▸ **Data supplied**:
____

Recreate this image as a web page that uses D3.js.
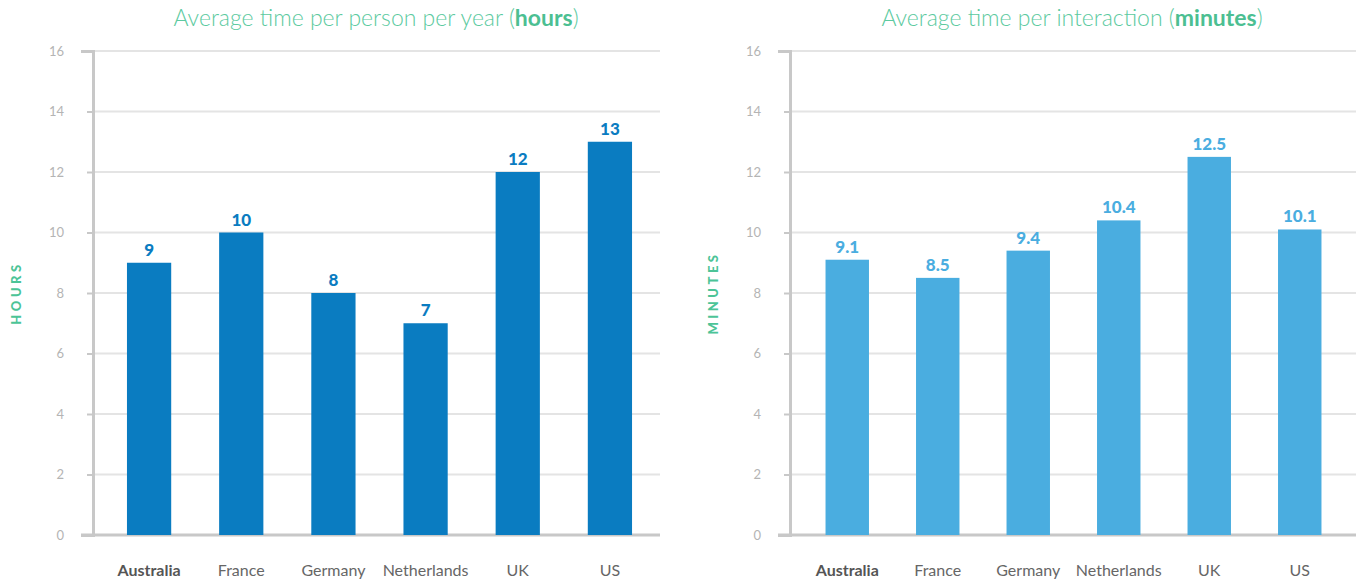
<!DOCTYPE html>
<html lang="en">
<head>
<meta charset="utf-8">
<title>Average time per person</title>
<script src="https://d3js.org/d3.v7.min.js"></script>
<style>
  body { margin: 0; background: #fff; font-family: Lato, "Open Sans", sans-serif; }
  .tick text { fill: #b4b4b4; font-size: 13px; }
</style>
</head>
<body>
<script>
var width = 1359, height = 583;

var countries = ["Australia", "France", "Germany", "Netherlands", "UK", "US"];
var hours = [9, 10, 8, 7, 12, 13];
var minutes = [9.1, 8.5, 9.4, 10.4, 12.5, 10.1];
var yTicks = [0, 2, 4, 6, 8, 10, 12, 14, 16];

var svg = d3.select("body").append("svg")
    .attr("width", width)
    .attr("height", height);

function drawPanel(opt) {
  var g = svg.append("g");

  var y = d3.scaleLinear().domain([0, 16]).range([535, 51]);
  var x = d3.scaleBand().domain(countries)
      .range([opt.bandStart, opt.bandEnd])
      .paddingInner(0.52).paddingOuter(0.26);

  // gridlines
  g.selectAll(".grid").data(yTicks.slice(1)).enter().append("line")
      .attr("x1", opt.axisX + 2).attr("x2", opt.gridEnd)
      .attr("y1", function(d) { return y(d); })
      .attr("y2", function(d) { return y(d); })
      .style("stroke", "#e4e4e4").style("stroke-width", 2);

  // baseline
  g.append("line")
      .attr("x1", opt.axisX - 12).attr("x2", opt.gridEnd)
      .attr("y1", y(0)).attr("y2", y(0))
      .style("stroke", "#c8c8c8").style("stroke-width", 3);

  // bars
  g.selectAll(".bar").data(opt.values).enter().append("rect")
      .attr("x", function(d, i) { return x(countries[i]); })
      .attr("width", x.bandwidth())
      .attr("y", function(d) { return y(d); })
      .attr("height", function(d) { return y(0) - y(d); })
      .style("fill", opt.color);

  // value labels
  g.selectAll(".val").data(opt.values).enter().append("text")
      .attr("x", function(d, i) { return x(countries[i]) + x.bandwidth() / 2; })
      .attr("y", function(d) { return y(d) - 7; })
      .attr("text-anchor", "middle")
      .style("font-size", "17px").style("font-weight", 900)
      .style("fill", opt.color)
      .text(function(d) { return d; });

  // y axis
  var axis = g.append("g")
      .attr("transform", "translate(" + opt.axisX + ",0)")
      .call(d3.axisLeft(y).tickValues(yTicks).tickSizeInner(6).tickSizeOuter(12).tickPadding(23));
  axis.select(".domain").style("stroke", "#c8c8c8").style("stroke-width", 3);
  axis.selectAll(".tick line").style("stroke", "#c8c8c8").style("stroke-width", 2);
  axis.selectAll(".tick text").style("font-family", "Lato, sans-serif");

  // x labels
  g.selectAll(".xl").data(countries).enter().append("text")
      .attr("x", function(d) { return x(d) + x.bandwidth() / 2; })
      .attr("y", 576)
      .attr("text-anchor", "middle")
      .style("font-size", "16px")
      .style("font-weight", function(d, i) { return i === 0 ? "bold" : "normal"; })
      .style("fill", function(d, i) { return i === 0 ? "#555" : "#666"; })
      .text(function(d) { return d; });

  // axis title
  g.append("text")
      .attr("transform", "translate(" + opt.labelX + ",293) rotate(-90)")
      .attr("text-anchor", "middle")
      .style("font-size", "13px").style("font-weight", 900)
      .style("letter-spacing", "3.5px")
      .style("fill", "#4cc497")
      .text(opt.axisLabel);

  // chart title
  var t = g.append("text")
      .attr("x", opt.titleX).attr("y", 26)
      .attr("text-anchor", "middle")
      .style("font-size", "23px")
      .style("font-weight", 300)
      .style("fill", "#5ccaa0");
  t.append("tspan").text(opt.title + " (");
  t.append("tspan").style("font-weight", "bold").style("fill", "#4cbf92").text(opt.unit);
  t.append("tspan").text(")");
}

drawPanel({
  values: hours, color: "#0a7cc1",
  axisX: 93, bandStart: 103, bandEnd: 656, gridEnd: 660,
  labelX: 21, axisLabel: "HOURS",
  titleX: 376, title: "Average time per person per year", unit: "hours"
});

drawPanel({
  values: minutes, color: "#4aade0",
  axisX: 790, bandStart: 802, bandEnd: 1345, gridEnd: 1356,
  labelX: 718, axisLabel: "MINUTES",
  titleX: 1072, title: "Average time per interaction", unit: "minutes"
});
</script>
</body>
</html>
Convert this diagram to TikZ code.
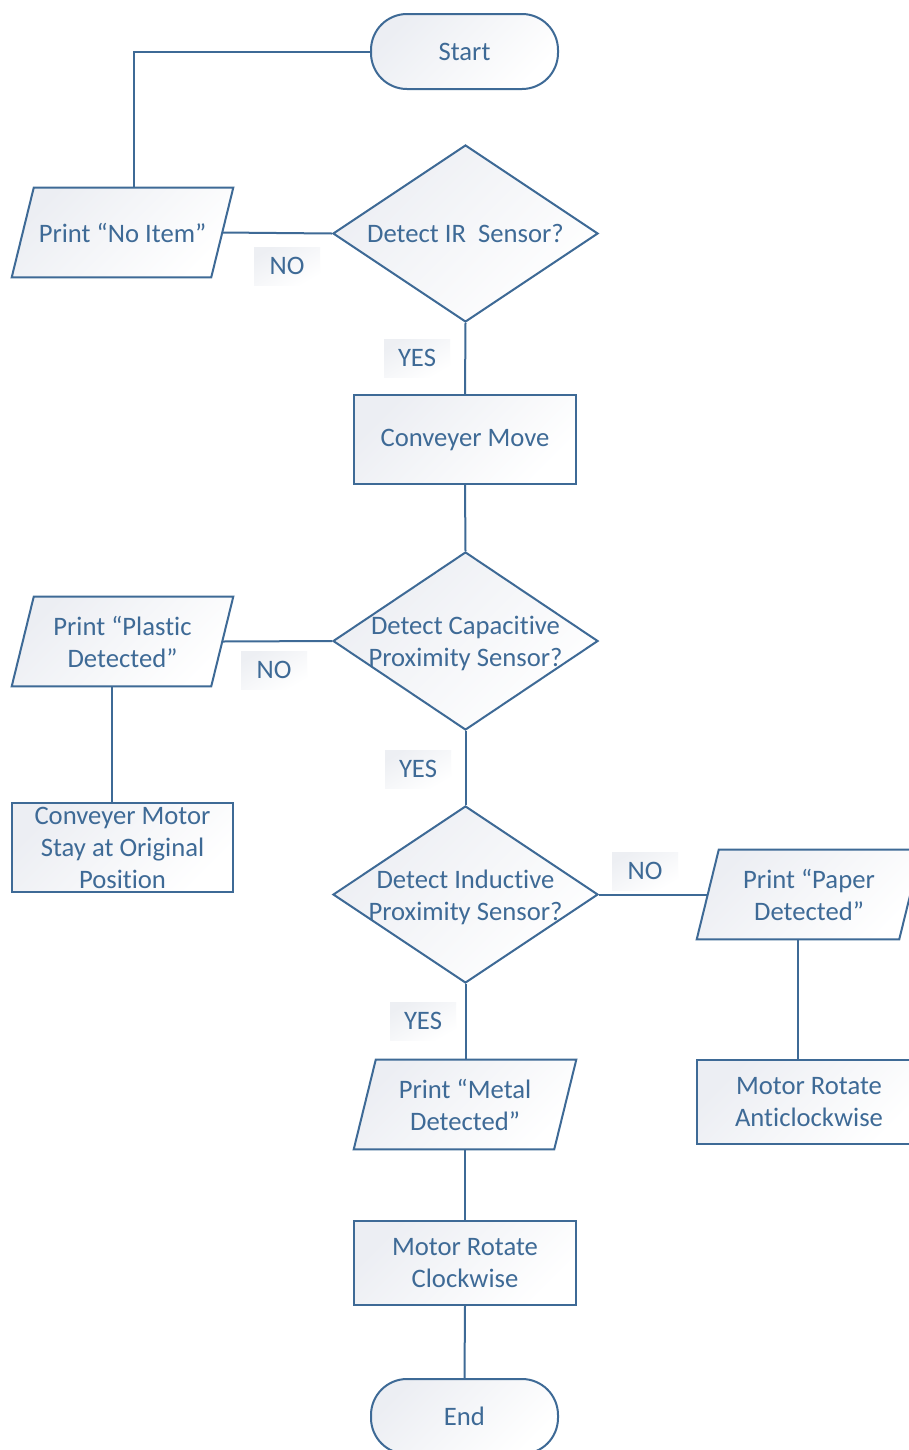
\documentclass[tikz,border=0pt]{standalone}
\usepackage{fontspec}
\setmainfont{Carlito}[Ligatures=NoCommon]
\usetikzlibrary{shapes.geometric}
\pgfdeclarelayer{background}
\pgfsetlayers{background,main}
\definecolor{lineblue}{RGB}{62,106,150}
\definecolor{fillA}{RGB}{236,238,243}
\definecolor{fillL}{RGB}{237,239,243}
\newcommand\paraframe[1]{%
  \path[pshape] ([xshift=16.5pt]#1.north west) -- (#1.north east)
    -- ([xshift=-16.5pt]#1.south east) -- (#1.south west) -- cycle;}
\begin{document}
\begin{tikzpicture}[x=0.75pt,y=-0.75pt,
  sz/.style 2 args={minimum width=#1*0.75pt, minimum height=#2*0.75pt},
  tfont/.style={font=\fontsize{20}{24}\selectfont},
  base/.style={draw=lineblue, line width=1.5pt, text=lineblue, inner sep=0pt,
    top color=fillA, bottom color=white, shading angle=45,
    tfont, align=center},
  term/.style={base, rectangle, rounded corners=27pt},
  proc/.style={base, rectangle},
  dec/.style={base, diamond},
  io/.style={rectangle, inner sep=0pt, text=lineblue, tfont, align=center},
  pshape/.style={draw=lineblue, line width=1.5pt,
    top color=fillA, bottom color=white, shading angle=45},
  lbl/.style={inner sep=0pt, text=lineblue, sz={66}{38},
    left color=fillL, right color=white, shading angle=30, tfont},
  txt/.style={text=lineblue, tfont, align=center, yshift=-2pt},
  conn/.style={draw=lineblue, line width=1.5pt}
]
\useasboundingbox (0,0) rectangle (909,1450);
\begin{pgfonlayer}{background}
\fill[white] (0,0) rectangle (909,1450);
\end{pgfonlayer}

% labels
\node[lbl] (no1) at (287,266) {NO};
\node[lbl] (yes1) at (417,358) {YES};
\node[lbl] (no2) at (274,670) {NO};
\node[lbl] (yes2) at (418,769) {YES};
\node[lbl] (no3) at (645,871) {NO};
\node[lbl] (yes3) at (423,1021) {YES};

% nodes
\node[term, sz={187}{75}] (start) at (464.5,51.5) {Start};
\node[dec, sz={265}{177}, label={[txt, yshift=2pt]center:Detect IR~~Sensor?}] (d1) at (465.5,233.5) {};
\node[io, sz={221}{89}] (ni) at (122.5,232.5) {Print “No Item”};
\node[proc, sz={222}{89}] (cm) at (465,439.5) {Conveyer Move};
\node[dec, sz={265}{178}, label={[txt]center:{Detect Capacitive\\Proximity Sensor?}}] (d2) at (465.5,641) {};
\node[io, sz={221}{89}] (pl) at (122.5,641.5) {Print “Plastic\\Detected”};
\node[proc, sz={221}{89}] (cmo) at (122.5,847.5) {Conveyer Motor\\Stay at Original\\Position};
\node[dec, sz={265}{177}, label={[txt]center:{Detect Inductive\\Proximity Sensor?}}] (d3) at (465.5,894.5) {};
\node[io, sz={224}{89}] (pa) at (809,894.5) {Print “Paper\\Detected”};
\node[proc, sz={224}{84}] (ma) at (809,1102) {Motor Rotate\\Anticlockwise};
\node[io, sz={222}{89}] (pm) at (465,1104.5) {Print “Metal\\Detected”};
\node[proc, sz={222}{84}] (mc) at (465,1263) {Motor Rotate\\Clockwise};
\node[term, sz={187}{75}] (end) at (464.5,1416.5) {End};

\begin{pgfonlayer}{background}
\paraframe{ni}
\paraframe{pl}
\paraframe{pa}
\paraframe{pm}
\end{pgfonlayer}

% connectors
\draw[conn] (start.west) -| ([xshift=8.25pt]ni.north);
\draw[conn] ([xshift=-8.25pt]ni.east) -- (d1.west);
\draw[conn] (d1.south) -- (cm.north);
\draw[conn] (cm.south) -- (d2.north);
\draw[conn] (d2.west) -- ([xshift=-8.25pt]pl.east);
\draw[conn] ([xshift=-8.25pt]pl.south) -- ([xshift=-8.25pt]pl.south |- cmo.north);
\draw[conn] (d2.south) -- (d3.north);
\draw[conn] (d3.east) -- ([xshift=8.25pt]pa.west);
\draw[conn] ([xshift=-8.25pt]pa.south) -- ([xshift=-8.25pt]pa.south |- ma.north);
\draw[conn] (d3.south) -- (d3.south |- pm.north);
\draw[conn] (mc.north |- pm.south) -- (mc.north);
\draw[conn] (mc.south) -- (end.north);
\end{tikzpicture}
\end{document}
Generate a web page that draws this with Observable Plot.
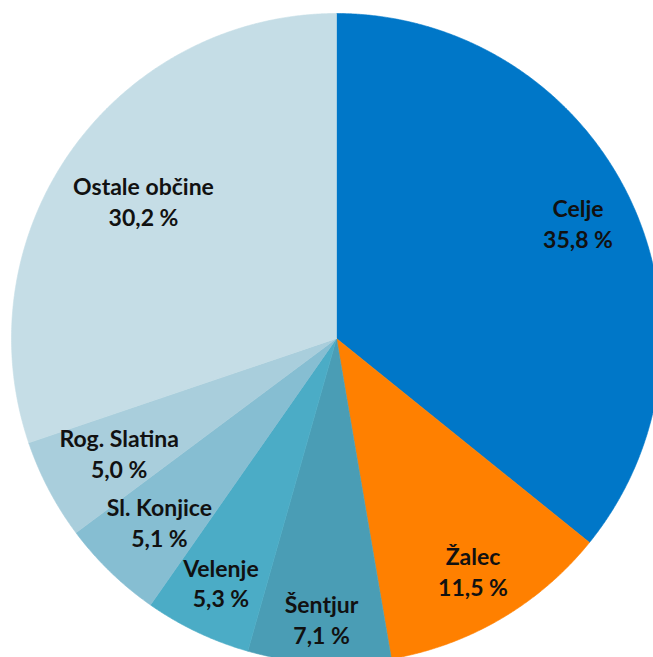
<!DOCTYPE html>
<html><head><meta charset="utf-8">
<script src="https://cdn.jsdelivr.net/npm/d3@7"></script>
<script src="https://cdn.jsdelivr.net/npm/@observablehq/plot@0.6"></script>
<style>html,body{margin:0;padding:0;background:#fff;overflow:hidden}</style>
</head><body><div id="chart"></div>
<script>
// Data (clockwise from 12 o'clock)
const names = ["Celje", "Žalec", "Šentjur", "Velenje", "Sl. Konjice", "Rog. Slatina", "Ostale občine"];
const shares = [35.8, 11.5, 7.1, 5.3, 5.1, 5.0, 30.2];
const colors = ["#0077C8", "#FF8000", "#4A9DB5", "#4BACC6", "#86BED2", "#A9CEDC", "#C5DDE6"];

// Layout
const W = 653, H = 657;
const CX = 336, CY = 338, RPX = 325;   // pie centre / radius in pixels
const FONT_SIZE = 23, LINE_H = 31 / 23, FONT = "Lato";
const PAD = 14;                         // label inset from rim (px)

const total = d3.sum(shares);
const fmt = v => v.toFixed(1).replace(".", ",") + " %";

// slice polygons in data units (radius = 1)
const pts = [];
const slices = [];
let acc = 0;
names.forEach((name, i) => {
  const a0 = acc / total * 2 * Math.PI;
  acc += shares[i];
  const a1 = acc / total * 2 * Math.PI;
  slices.push({name, color: colors[i], a0, a1, mid: (a0 + a1) / 2, label: name + "\n" + fmt(shares[i])});
  pts.push({name, color: colors[i], x: 0, y: 0});
  const n = Math.max(4, Math.ceil((a1 - a0) / 0.005));
  for (let k = 0; k <= n; k++) {
    const a = a0 + (a1 - a0) * k / n;
    pts.push({name, color: colors[i], x: Math.sin(a), y: Math.cos(a)});
  }
  pts.push({name, color: colors[i], x: 0, y: 0});
});

// label placement: "inside end" — farthest box corner sits PAD px inside rim
const ctx = document.createElement("canvas").getContext("2d");
ctx.font = `bold ${FONT_SIZE}px ${FONT}`;
const labels = slices.map(s => {
  const lines = s.label.split("\n");
  const w = d3.max(lines, l => ctx.measureText(l).width) / RPX;
  const h = (FONT_SIZE * LINE_H * (lines.length - 1) + FONT_SIZE * 1.0) / RPX;
  const ux = Math.sin(s.mid), uy = Math.cos(s.mid);
  const target = (RPX - PAD) / RPX;
  const far = d => Math.hypot(d * ux + Math.sign(ux) * w / 2, d * uy + Math.sign(uy) * h / 2);
  let lo = 0, hi = 1;
  for (let k = 0; k < 60; k++) { const m = (lo + hi) / 2; if (far(m) > target) hi = m; else lo = m; }
  return {text: s.label, x: lo * ux, y: lo * uy};
});

const chart = Plot.plot({
  width: W, height: H,
  margin: 0,
  x: {domain: [-CX / RPX, (W - CX) / RPX], range: [0, W], axis: null},
  y: {domain: [-(H - CY) / RPX, CY / RPX], range: [H, 0], axis: null},
  color: {type: "identity"},
  style: {background: "white"},
  marks: [
    Plot.line(pts, {x: "x", y: "y", z: "name", fill: "color", stroke: "color", strokeWidth: 0.6, curve: "linear", clip: true}),
    Plot.text(labels, {x: "x", y: "y", text: "text", fontSize: FONT_SIZE, fontWeight: "bold",
      fontFamily: FONT, fill: "#111", lineHeight: LINE_H, textAnchor: "middle", lineAnchor: "middle"})
  ]
});
document.getElementById("chart").appendChild(chart);
</script>
</body></html>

____

▸ **Your task**: Pull every line containing "this" out of the data above.

▸ **Written solution**:
Recreate this image as a web page that uses D3.js.
Convert this diagram to TikZ code.
Generate a web page that draws this with Observable Plot.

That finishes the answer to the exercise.